As I sit down to write this article, Jagjit saab’s magical voice echoes in my ears, thanks to Koi Fariyaad’s recreated version from Tum Bin 2.

Naah. Not even close to the original. I open YouTube to listen to the original song and my search history is clearly giving it away. I love this old man a little too much. How and where did this affair begin? I only have a faded memory. 

That music today cannot match what we had back in the ’90s is not even debatable anymore. From EDM, Jazz, Punk, Blues and Country to Bollywood, Yo Yo and well, the likes of Baadshah, we all know where we’re headed.

Being a ’90s kid was a blessing for the music lover in me. Music back then was so much more than Ladki beautiful kar gayi chul and High Heels. It had a depth to it. It was so much more meaningful and soulful than the music that followed in the next decade and a half put together.

But if there is someone whose music has stayed with me to this day, it has to be Jagjit Singh.

I grew up in a family of music lovers. To be honest, none of us could sing but you don’t need to, do you? All you need to do is feel. And believe you me, the Jalans are an emotional lot. I remember the time when we got our very first computer. While brother and I excitedly played for hours with the MS Paint tool, Papa showed the same excitement to listen to Jagjit Singh ghazals on Winamp.

His excitement would soon turn into an emotional ride. No matter how much he tried to cover it, his moist eyes were too hard to miss, and would give it away.

And somewhere down the line, he passed on that strange connection with Jagjit saab to me as well.

And this is probably where my love affair with him began.

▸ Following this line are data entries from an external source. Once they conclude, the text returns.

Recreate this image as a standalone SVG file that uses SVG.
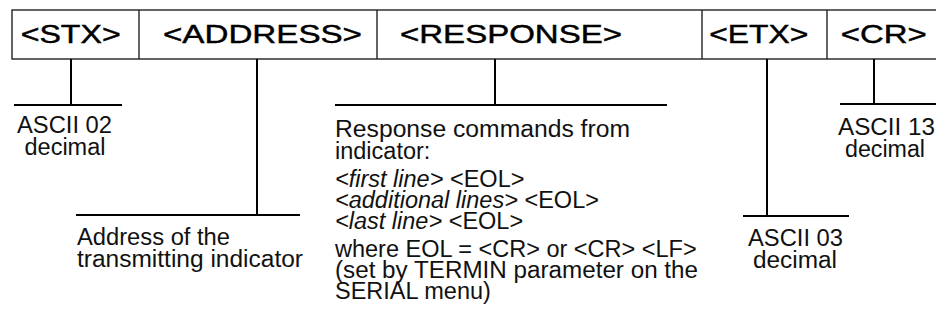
<svg xmlns="http://www.w3.org/2000/svg" width="936" height="332" viewBox="0 0 936 332">
<style>
.box{fill:#fff;stroke:#222;stroke-width:1.4}
.div{stroke:#222;stroke-width:1.4}
.hdr{font-family:"Liberation Sans",Arial,sans-serif;font-size:26px;fill:#000;stroke:#000;stroke-width:0.45}
.txt{font-family:"Liberation Sans",Arial,sans-serif;font-size:23.5px;fill:#111}
.it{font-style:italic}
.conn line{stroke:#000;stroke-width:2}
</style>
<rect width="936" height="332" fill="#fff"/>
<g id="frame">
<rect class="box" x="12" y="10" width="930" height="49"/>
</g>
<g id="stx"><line class="div" x1="139" y1="10" x2="139" y2="59"/><text class="hdr" x="20.7" y="43" textLength="100" lengthAdjust="spacingAndGlyphs">&lt;STX&gt;</text></g>
<g id="address"><line class="div" x1="377" y1="10" x2="377" y2="59"/><text class="hdr" x="163" y="43" textLength="199" lengthAdjust="spacingAndGlyphs">&lt;ADDRESS&gt;</text></g>
<g id="response"><text class="hdr" x="400" y="43" textLength="222" lengthAdjust="spacingAndGlyphs">&lt;RESPONSE&gt;</text></g>
<g id="etx"><line class="div" x1="702" y1="10" x2="702" y2="59"/><text class="hdr" x="709.3" y="43" textLength="99" lengthAdjust="spacingAndGlyphs">&lt;ETX&gt;</text></g>
<g id="cr"><line class="div" x1="827" y1="10" x2="827" y2="59"/><text class="hdr" x="840.7" y="43" textLength="86" lengthAdjust="spacingAndGlyphs">&lt;CR&gt;</text></g>
<g class="conn" id="connectors">
<line x1="71" y1="59" x2="71" y2="105"/><line x1="14" y1="105" x2="122" y2="105"/>
<line x1="257" y1="59" x2="257" y2="215"/><line x1="76" y1="215" x2="300" y2="215"/>
<line x1="495" y1="59" x2="495" y2="105"/><line x1="335" y1="105" x2="667" y2="105"/>
<line x1="767" y1="59" x2="767" y2="216"/><line x1="743" y1="216" x2="849" y2="216"/>
<line x1="874" y1="59" x2="874" y2="104"/><line x1="840" y1="104" x2="936" y2="104"/>
</g>
<g id="note-stx">
<text class="txt" x="17" y="133" textLength="95" lengthAdjust="spacingAndGlyphs">ASCII 02</text>
<text class="txt" x="65" y="155" text-anchor="middle" textLength="81" lengthAdjust="spacingAndGlyphs">decimal</text>
</g>
<g id="note-address">
<text class="txt" x="77" y="245" textLength="153" lengthAdjust="spacingAndGlyphs">Address of the</text>
<text class="txt" x="77" y="267" textLength="226" lengthAdjust="spacingAndGlyphs">transmitting indicator</text>
</g>
<g id="note-response">
<text class="txt" x="335" y="137" textLength="295" lengthAdjust="spacingAndGlyphs">Response commands from</text>
<text class="txt" x="335" y="159">indicator:</text>
<text class="txt" x="335" y="187"><tspan class="it">&lt;first line&gt;</tspan> &lt;EOL&gt;</text>
<text class="txt" x="335" y="208"><tspan class="it">&lt;additional lines&gt;</tspan> &lt;EOL&gt;</text>
<text class="txt" x="335" y="229"><tspan class="it">&lt;last line&gt;</tspan> &lt;EOL&gt;</text>
<text class="txt" x="335" y="257">where EOL = &lt;CR&gt; or &lt;CR&gt; &lt;LF&gt;</text>
<text class="txt" x="335" y="278" textLength="363" lengthAdjust="spacingAndGlyphs">(set by TERMIN parameter on the</text>
<text class="txt" x="335" y="299">SERIAL menu)</text>
</g>
<g id="note-etx">
<text class="txt" x="795.5" y="246" text-anchor="middle" textLength="95" lengthAdjust="spacingAndGlyphs">ASCII 03</text>
<text class="txt" x="795" y="268" text-anchor="middle" textLength="84" lengthAdjust="spacingAndGlyphs">decimal</text>
</g>
<g id="note-cr">
<text class="txt" x="886.5" y="135" text-anchor="middle" textLength="97" lengthAdjust="spacingAndGlyphs">ASCII 13</text>
<text class="txt" x="885" y="157" text-anchor="middle" textLength="80" lengthAdjust="spacingAndGlyphs">decimal</text>
</g>
</svg>
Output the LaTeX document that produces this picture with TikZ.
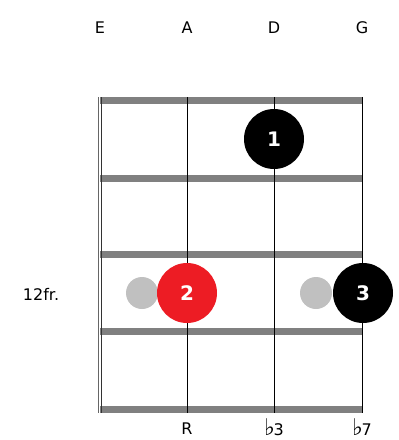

I had heard papa tell me stories about Jagjit Singh, his wife Chitra, and how they lost their 20-year-old son to an accident. And these stories would only make me feel more connected to this face that I’d never seen, and the voice that I’d never really heard in real life.

But he continued to be my go-to singer and his songs would make me feel things I didn’t know I was capable of feeling.

Whether it is Jhuki jhuki si nazar ever so subtly talking about the charm of first love, Hotho se chhu lo tum beautifully summing up the union of two souls, or his emotional Chithhi na koi sandesh, which still has the power to swell even the coldest of hearts, Jagjit saab’s voice made everything sound so surreal.

Hundreds of singers came, but none was able to match the grandiose of this man. 

And just when I had started listening to some English music, I came across this video of him and Chitra singing Tappe (Punjabi folk songs sung at a wedding), and I was drawn back to this magical baritone, once again. This time forever. I knew that no matter what I listen to, this is the music that I will come back to. 

Knowingly or unknowingly, this came to be my definition of love. The comfort level that the couple shared, along with the mischievous looks that they exchanged, somewhere even influenced my definition of a perfect relationship.

So much am I in love with him that during a performance of these tappe at a friend’s wedding recently, I insisted that I be the guy and sing Jagjit saab’s part.

That I am an old-school soul is no news for me, but as I write this, I realise that may be, just may be, Jagjit Singh has a little part to play in it.

Thank you for giving us so much more than just music, Jagjit saab. Thank you for giving us the pleasure to capture your voice in our hearts and, well, our mobile phones.

Your voice will continue to live in our hearts forever.